Hands-on: Crimson Desert – Gamescom 2025

I walked into the booth knowing Crimson Desert has been hyped for years, but even then I was not ready for what was waiting for me. In the space of one hour the game managed to overwhelm me, excite me, frustrate me at times, and then win me back with moments of absolute spectacle. This was not just another medieval open world fantasy. It felt like something rawer, heavier, more ambitious. The kind of game that wants to pull you into its rhythm and will not accept half-hearted attempts.

The demo opened with a tutorial, and for once I was glad it did. Crimson Desert does not hand you a sword and tell you to mash buttons. It asks you to learn, to focus, to actually think about how you are going to use every input on your controller. At first it was intimidating. I had a sword in one hand and the potential of magic in the other, and suddenly the screen filled with combinations I could pull off. Light and heavy strikes chained into dodges, aerial moves could be woven with magic bursts, and certain actions demanded precise timing across several buttons. It felt like learning choreography. For the first ten minutes my thumbs were trying to catch up, like dancers stumbling through a routine. But already there was a spark of something special. Beneath the complexity was a promise: if I mastered this, the game would let me do things I had not felt possible in this genre before.

 

 

The first taste of freedom came when I lifted off into the sky. Using my magic to soar above the battlefield was one of those moments that defines a demo. It was not a gimmick. It felt empowering. Gliding over fields scarred by conflict, looking down at patrols and siege engines, I felt less like a soldier and more like a hawk deciding where to strike. The controls may have been demanding, but suddenly they opened up possibilities. I could descend on enemies from above, dive straight into a tower, or swing around with a grappling move that gave me new angles on the battlefield. In a genre where traversal is often secondary, here it was alive. My route into every encounter became a choice. Do I take the front gate like a reckless knight, or do I claim the skies and break their defenses from above? That freedom made the world feel alive in a way screenshots can never capture.

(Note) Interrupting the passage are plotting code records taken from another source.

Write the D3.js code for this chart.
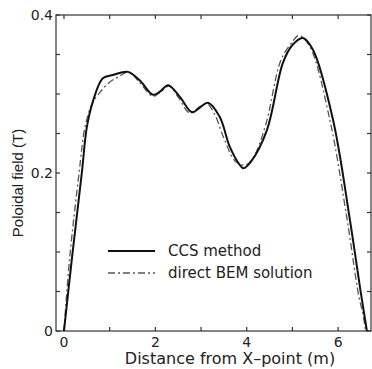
<!DOCTYPE html>
<html>
<head>
<meta charset="utf-8">
<script src="https://cdn.jsdelivr.net/npm/d3@7"></script>
<style>
  body { margin: 0; background: #fff; }
  text { font-family: "DejaVu Sans", sans-serif; fill: #222; }
</style>
</head>
<body>
<svg id="chart" width="372" height="369"></svg>
<script>
// CCS method (solid)
const ccsX = [0, 0.17, 0.39, 0.5, 0.64, 0.85, 1.07, 1.4, 1.66, 1.95, 2.1, 2.28, 2.54, 2.8, 2.98, 3.15, 3.41, 3.63, 3.85, 3.93, 4.1, 4.44, 4.79, 5.0, 5.23, 5.45, 5.89, 6.26, 6.48, 6.63];
const ccsY = [0, 0.09, 0.2, 0.258, 0.292, 0.32, 0.324, 0.328, 0.317, 0.299, 0.303, 0.311, 0.296, 0.277, 0.283, 0.289, 0.271, 0.233, 0.21, 0.206, 0.215, 0.254, 0.339, 0.362, 0.371, 0.356, 0.267, 0.14, 0.055, 0];
// direct BEM solution (dash-dot)
const bemX = [0, 0.12, 0.33, 0.46, 0.62, 0.8, 1.0, 1.2, 1.42, 1.65, 1.95, 2.1, 2.3, 2.5, 2.75, 2.95, 3.12, 3.3, 3.5, 3.75, 3.98, 4.15, 4.42, 4.75, 5.0, 5.14, 5.38, 5.82, 6.2, 6.45, 6.55, 6.6];
const bemY = [0, 0.09, 0.2, 0.258, 0.288, 0.303, 0.315, 0.322, 0.328, 0.315, 0.297, 0.302, 0.31, 0.296, 0.276, 0.283, 0.288, 0.274, 0.244, 0.215, 0.21, 0.22, 0.262, 0.343, 0.366, 0.374, 0.36, 0.267, 0.14, 0.045, 0.02, 0];

const xTicks = [0, 1, 2, 3, 4, 5, 6];
const xLabels = [0, 2, 4, 6];
const yTicks = [0, 0.05, 0.1, 0.15, 0.2, 0.25, 0.3, 0.35, 0.4];
const yLabels = [0, 0.2, 0.4];
const legendNames = ["CCS method", "direct BEM solution"];

const svg = d3.select("#chart");
const mLeft = 56, mRight = 371, mTop = 15, mBottom = 331;

const x = d3.scaleLinear().domain([-0.175, 6.72]).range([mLeft, mRight]);
const y = d3.scaleLinear().domain([0, 0.4]).range([mBottom, mTop]);

// frame
svg.append("rect")
  .attr("x", mLeft).attr("y", mTop)
  .attr("width", mRight - mLeft).attr("height", mBottom - mTop)
  .attr("fill", "none").attr("stroke", "#333").attr("stroke-width", 1.2);

// ticks (inward)
const tk = svg.append("g").attr("stroke", "#333").attr("stroke-width", 1.2);
xTicks.forEach(t => {
  tk.append("line").attr("x1", x(t)).attr("x2", x(t)).attr("y1", mBottom).attr("y2", mBottom - 4);
  tk.append("line").attr("x1", x(t)).attr("x2", x(t)).attr("y1", mTop).attr("y2", mTop + 4);
});
yTicks.forEach(t => {
  tk.append("line").attr("x1", mLeft).attr("x2", mLeft + 4).attr("y1", y(t)).attr("y2", y(t));
  tk.append("line").attr("x1", mRight).attr("x2", mRight - 4).attr("y1", y(t)).attr("y2", y(t));
});

// tick labels
svg.selectAll(".xl").data(xLabels).enter().append("text")
  .attr("x", d => x(d)).attr("y", 347)
  .attr("text-anchor", "middle").attr("font-size", 14)
  .text(d => d);

svg.selectAll(".yl").data(yLabels).enter().append("text")
  .attr("x", 53).attr("y", d => y(d) + 5)
  .attr("text-anchor", "end").attr("font-size", 14)
  .text(d => d);

// axis titles
svg.append("text")
  .attr("x", 230).attr("y", 364)
  .attr("text-anchor", "middle").attr("font-size", 16)
  .text("Distance from X\u2013point (m)");

svg.append("text")
  .attr("transform", "translate(23,183) rotate(-90)")
  .attr("text-anchor", "middle").attr("font-size", 15)
  .style("font-family", "'Liberation Sans', Arial, sans-serif")
  .text("Poloidal field (T)");

// curves
const line = d3.line()
  .x(d => x(d[0])).y(d => y(d[1]))
  .curve(d3.curveCatmullRom.alpha(0.5));

svg.append("path")
  .datum(bemX.map((v, i) => [v, bemY[i]]))
  .attr("d", line)
  .attr("fill", "none").attr("stroke", "#555").attr("stroke-width", 1.3)
  .attr("stroke-dasharray", "7,3,2,3");

svg.append("path")
  .datum(ccsX.map((v, i) => [v, ccsY[i]]))
  .attr("d", line)
  .attr("fill", "none").attr("stroke", "#111").attr("stroke-width", 2);

// legend
const lg = svg.append("g");
legendNames.forEach((name, i) => {
  const ly = 251 + i * 22;
  lg.append("line")
    .attr("x1", 108).attr("x2", 155).attr("y1", ly).attr("y2", ly)
    .attr("stroke", i === 0 ? "#111" : "#555")
    .attr("stroke-width", i === 0 ? 2 : 1.3)
    .attr("stroke-dasharray", i === 0 ? null : "7,3,2,3");
  lg.append("text")
    .attr("x", 168).attr("y", ly + 5)
    .attr("font-size", 15)
    .text(name);
});
</script>
</body>
</html>
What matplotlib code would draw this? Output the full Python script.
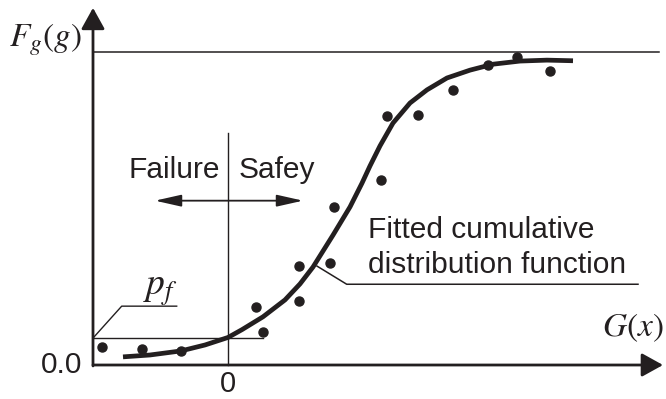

What followed was pure chaos: a siege scenario that threw me into the middle of a clash between armies. I ran to a cannon and felt the weight of the battle immediately. Firing into enemy fortifications, watching stone and wood shatter into pieces, was intoxicating. Towers crumbled under the force, walls broke apart, smoke filled the air. It was not just background noise. The destruction changed the flow of the fight. Soldiers spilled out of broken defenses, gaps opened where none had been before, and I charged through them with sword blazing and spells bursting from my fingertips. For a moment it felt like the game wanted me to feel unstoppable, but it never tipped into brainless spectacle. Every move still required focus. Missing a timing meant losing momentum, and the battlefield punished mistakes as quickly as it rewarded precision.

 

By the time I reached the heart of the fortress my fingers were trembling from the pace. That is when the boss emerged. A hulking enemy, armored and relentless, swinging massive strikes that could flatten me in two hits. The fight was not only about dodging and slashing; it was about improvising. At one point I spotted a broken pillar and realized I could use my magic to lift it, slam it down, and crush the boss with it. That one action sold me on Crimson Desert’s philosophy. Combat is not just about pressing attack until the health bar empties. It is about adapting, about noticing the tools around you and turning them into weapons. I chained sword combos with fire spells, grabbed pieces of the environment, and watched the boss stagger under the weight of my creativity. Every successful hit felt like an earned victory, not a scripted animation.

And yet, for all this exhilaration, I have to be honest: the controls are complex. In a noisy hall, under time pressure, I never felt like I had full command. Too often I wanted to pull off a move I had glimpsed in the tutorial and ended up fumbling the input. For some players this might feel frustrating, especially in the first hours. But here is the thing: that complexity is also what makes Crimson Desert exciting. It refuses to flatten itself for instant gratification. It wants to be learned, to be absorbed at home where you can take time, practice moves, and feel them click into place. If you are willing to invest in that, I can already see the payoff will be enormous.

 

When the demo ended, I took off the headset and just sat still for a moment, catching my breath. Crimson Desert had not just shown me a flashy trailer’s worth of ideas. It had made me feel like I had glimpsed a full game that wants to demand as much from me as I want from it. Flying across battlefields, toppling towers with cannons, ripping apart a boss with pillars of stone; these are moments that will stay with me. And beneath the spectacle is a system deep enough that I know I barely scratched its surface.